Hinchliffe Stadium (pronounced Hinch-lif, although many pronounce it Hinch-cliff) is a 10,000-seat stadium located in Paterson, New Jersey, USA. The venue was completed in 1932 and sits on a dramatic escarpment above Paterson's National Historic Landmark Great Falls, and surrounded by the city's National Landmark Historic District, the first planned industrial settlement in the nation (chartered 1792). It is one of only a handful of stadiums surviving nationally that once played host to significant Negro league baseball during America's Jim Crow era. The stadium was designated a National Historic Landmark in March 2013 and a Paterson Historic Landmark in May 2013. In December 2014 legislation passed in the United States Congress to in include the stadium in the Great Falls National Landmark District.

The stadium, a large concrete oval with near-continuous seating laid out like a classical amphitheater, was inspired by a decade-long popular "stadium movement" in the 1920s, and was finally brought to fruition through the persistent efforts of Mayor John Hinchliffe, for whom it is named. It opened on July 8, 1932, as a combination athletic facility and a "paying investment" for the working people of industrial Paterson, New Jersey, who were by then struggling through the early years of the Great Depression. Many workers laid off from the mills found work under a New Deal-financed program to provide enhancements to the stadium in 1932–34.

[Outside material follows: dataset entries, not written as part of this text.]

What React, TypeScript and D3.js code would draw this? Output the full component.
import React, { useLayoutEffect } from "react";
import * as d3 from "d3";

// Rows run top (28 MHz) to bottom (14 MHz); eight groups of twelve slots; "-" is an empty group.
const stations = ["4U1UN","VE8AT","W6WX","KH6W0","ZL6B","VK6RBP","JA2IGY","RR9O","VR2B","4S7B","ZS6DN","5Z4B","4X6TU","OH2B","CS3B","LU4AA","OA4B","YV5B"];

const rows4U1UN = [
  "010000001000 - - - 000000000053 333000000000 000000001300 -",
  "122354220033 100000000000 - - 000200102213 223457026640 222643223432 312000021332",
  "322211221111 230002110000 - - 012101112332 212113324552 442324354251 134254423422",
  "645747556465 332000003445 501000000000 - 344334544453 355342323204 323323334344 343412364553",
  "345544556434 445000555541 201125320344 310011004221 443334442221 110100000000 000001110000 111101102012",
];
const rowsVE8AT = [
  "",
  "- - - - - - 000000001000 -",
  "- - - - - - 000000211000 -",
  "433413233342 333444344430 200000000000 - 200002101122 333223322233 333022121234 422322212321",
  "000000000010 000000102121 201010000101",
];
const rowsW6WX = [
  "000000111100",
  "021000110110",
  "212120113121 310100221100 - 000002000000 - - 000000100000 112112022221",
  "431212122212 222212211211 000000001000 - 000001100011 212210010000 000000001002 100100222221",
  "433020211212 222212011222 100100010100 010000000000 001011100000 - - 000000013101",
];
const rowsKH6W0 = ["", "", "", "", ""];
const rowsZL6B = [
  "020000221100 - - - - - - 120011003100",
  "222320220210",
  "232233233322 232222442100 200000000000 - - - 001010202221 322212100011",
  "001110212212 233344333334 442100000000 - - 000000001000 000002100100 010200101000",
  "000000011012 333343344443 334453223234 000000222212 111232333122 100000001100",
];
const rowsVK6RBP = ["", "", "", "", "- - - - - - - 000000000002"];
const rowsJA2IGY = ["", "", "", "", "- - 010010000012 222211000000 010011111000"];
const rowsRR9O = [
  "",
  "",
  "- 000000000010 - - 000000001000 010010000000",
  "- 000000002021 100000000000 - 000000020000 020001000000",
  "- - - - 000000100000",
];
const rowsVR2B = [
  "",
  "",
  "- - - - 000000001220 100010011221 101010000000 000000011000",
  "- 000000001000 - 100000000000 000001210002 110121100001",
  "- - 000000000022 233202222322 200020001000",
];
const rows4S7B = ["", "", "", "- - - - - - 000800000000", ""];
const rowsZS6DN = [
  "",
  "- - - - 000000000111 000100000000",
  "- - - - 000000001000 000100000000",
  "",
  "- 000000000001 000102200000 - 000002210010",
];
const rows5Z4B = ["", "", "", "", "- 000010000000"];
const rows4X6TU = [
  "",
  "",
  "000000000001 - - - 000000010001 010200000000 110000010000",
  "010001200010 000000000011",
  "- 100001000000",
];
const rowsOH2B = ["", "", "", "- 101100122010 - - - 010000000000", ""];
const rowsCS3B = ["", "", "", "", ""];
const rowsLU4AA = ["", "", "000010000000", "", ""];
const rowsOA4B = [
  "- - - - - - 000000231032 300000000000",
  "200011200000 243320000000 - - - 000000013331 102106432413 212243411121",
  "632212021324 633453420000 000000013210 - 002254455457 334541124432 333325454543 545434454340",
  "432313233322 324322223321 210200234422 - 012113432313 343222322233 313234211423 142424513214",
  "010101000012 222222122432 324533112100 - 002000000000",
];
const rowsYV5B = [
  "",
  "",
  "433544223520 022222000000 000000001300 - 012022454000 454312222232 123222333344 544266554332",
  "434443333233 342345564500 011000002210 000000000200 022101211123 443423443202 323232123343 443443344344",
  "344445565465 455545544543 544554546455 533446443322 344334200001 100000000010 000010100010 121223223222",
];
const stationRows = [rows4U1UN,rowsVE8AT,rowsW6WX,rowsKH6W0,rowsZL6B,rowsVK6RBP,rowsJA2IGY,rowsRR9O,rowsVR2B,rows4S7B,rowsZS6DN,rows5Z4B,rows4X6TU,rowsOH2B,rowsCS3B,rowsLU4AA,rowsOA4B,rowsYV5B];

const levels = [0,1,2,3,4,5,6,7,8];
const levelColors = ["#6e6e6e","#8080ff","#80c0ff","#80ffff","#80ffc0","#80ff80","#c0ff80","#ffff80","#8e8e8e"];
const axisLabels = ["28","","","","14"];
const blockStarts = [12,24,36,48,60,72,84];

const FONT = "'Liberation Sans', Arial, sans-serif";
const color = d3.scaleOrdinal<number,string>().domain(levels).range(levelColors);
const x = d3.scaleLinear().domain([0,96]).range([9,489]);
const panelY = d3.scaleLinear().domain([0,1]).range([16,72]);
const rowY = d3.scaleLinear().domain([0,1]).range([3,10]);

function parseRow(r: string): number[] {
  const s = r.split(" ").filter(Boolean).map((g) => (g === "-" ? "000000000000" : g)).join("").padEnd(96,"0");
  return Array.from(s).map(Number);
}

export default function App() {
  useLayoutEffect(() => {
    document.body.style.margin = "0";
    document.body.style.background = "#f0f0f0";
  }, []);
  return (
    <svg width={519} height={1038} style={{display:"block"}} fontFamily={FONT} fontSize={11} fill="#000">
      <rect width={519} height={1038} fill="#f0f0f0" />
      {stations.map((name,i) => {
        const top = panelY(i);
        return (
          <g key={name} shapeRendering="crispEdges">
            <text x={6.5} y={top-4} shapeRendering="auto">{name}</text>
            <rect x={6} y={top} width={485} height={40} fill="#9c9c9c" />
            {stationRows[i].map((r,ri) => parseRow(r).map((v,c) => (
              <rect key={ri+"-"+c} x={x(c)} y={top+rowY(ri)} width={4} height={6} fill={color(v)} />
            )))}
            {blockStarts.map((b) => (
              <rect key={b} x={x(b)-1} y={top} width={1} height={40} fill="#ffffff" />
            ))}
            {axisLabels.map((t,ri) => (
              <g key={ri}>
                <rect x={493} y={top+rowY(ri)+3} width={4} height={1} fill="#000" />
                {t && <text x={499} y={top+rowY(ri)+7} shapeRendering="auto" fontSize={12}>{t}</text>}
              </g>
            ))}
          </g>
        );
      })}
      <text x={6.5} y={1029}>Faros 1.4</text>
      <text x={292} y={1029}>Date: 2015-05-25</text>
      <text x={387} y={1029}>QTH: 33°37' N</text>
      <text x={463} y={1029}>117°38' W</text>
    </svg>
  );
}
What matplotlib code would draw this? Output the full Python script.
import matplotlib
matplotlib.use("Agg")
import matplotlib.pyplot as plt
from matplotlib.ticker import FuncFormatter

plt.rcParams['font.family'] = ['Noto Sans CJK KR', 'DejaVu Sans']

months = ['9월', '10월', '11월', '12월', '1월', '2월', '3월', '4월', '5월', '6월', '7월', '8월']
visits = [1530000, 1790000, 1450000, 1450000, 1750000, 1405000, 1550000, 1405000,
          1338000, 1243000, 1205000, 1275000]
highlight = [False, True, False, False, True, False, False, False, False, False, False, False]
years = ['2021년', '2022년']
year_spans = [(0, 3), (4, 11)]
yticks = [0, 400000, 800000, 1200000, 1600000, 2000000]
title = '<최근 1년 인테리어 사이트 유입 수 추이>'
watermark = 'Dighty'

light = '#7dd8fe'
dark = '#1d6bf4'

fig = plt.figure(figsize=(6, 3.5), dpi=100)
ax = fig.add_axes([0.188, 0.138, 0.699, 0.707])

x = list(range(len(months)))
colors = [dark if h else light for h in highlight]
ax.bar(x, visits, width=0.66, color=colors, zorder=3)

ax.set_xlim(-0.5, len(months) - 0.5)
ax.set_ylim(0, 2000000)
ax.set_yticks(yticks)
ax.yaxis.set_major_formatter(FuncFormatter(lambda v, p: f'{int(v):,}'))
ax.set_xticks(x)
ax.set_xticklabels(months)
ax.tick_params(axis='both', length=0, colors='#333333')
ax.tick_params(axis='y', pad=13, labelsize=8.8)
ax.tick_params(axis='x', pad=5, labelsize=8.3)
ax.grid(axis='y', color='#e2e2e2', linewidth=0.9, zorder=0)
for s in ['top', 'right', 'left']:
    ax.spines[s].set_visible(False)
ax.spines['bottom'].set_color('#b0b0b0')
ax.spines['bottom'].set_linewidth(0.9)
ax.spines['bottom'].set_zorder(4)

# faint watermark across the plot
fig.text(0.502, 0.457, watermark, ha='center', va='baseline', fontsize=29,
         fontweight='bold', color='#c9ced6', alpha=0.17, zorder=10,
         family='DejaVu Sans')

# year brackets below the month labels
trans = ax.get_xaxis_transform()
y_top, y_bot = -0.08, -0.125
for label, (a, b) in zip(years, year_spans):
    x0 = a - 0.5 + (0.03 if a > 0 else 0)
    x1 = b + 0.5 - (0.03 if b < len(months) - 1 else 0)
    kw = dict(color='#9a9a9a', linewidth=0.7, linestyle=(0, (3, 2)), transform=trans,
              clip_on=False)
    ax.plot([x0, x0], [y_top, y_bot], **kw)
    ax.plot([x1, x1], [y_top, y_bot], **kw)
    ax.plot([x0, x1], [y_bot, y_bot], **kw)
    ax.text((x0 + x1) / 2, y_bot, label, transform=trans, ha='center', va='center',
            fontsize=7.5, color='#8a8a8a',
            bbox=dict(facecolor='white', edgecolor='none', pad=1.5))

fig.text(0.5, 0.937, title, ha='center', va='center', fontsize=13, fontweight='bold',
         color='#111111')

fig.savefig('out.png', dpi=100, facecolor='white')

The stadium immediately played host to Negro League and "barnstorming" games. In 1933,the stadium's first complete season hosting baseball, Hinchliffe hosted the Colored Championship of the Nation, the Negro League equivalent of the World Series. That following year, the New York Black Yankees made the stadium their home, a tenure that lasted till 1945 and was interrupted only once, when the team booked Triborough Stadium on Randall's Island in New York for the 1938 season. After World War II, the Black Yankees left Hinchliffe and took up residency at Red Wing Stadium in Rochester, New York. Hinchliffe was also home to the New York Cubans in 1935 and 1936.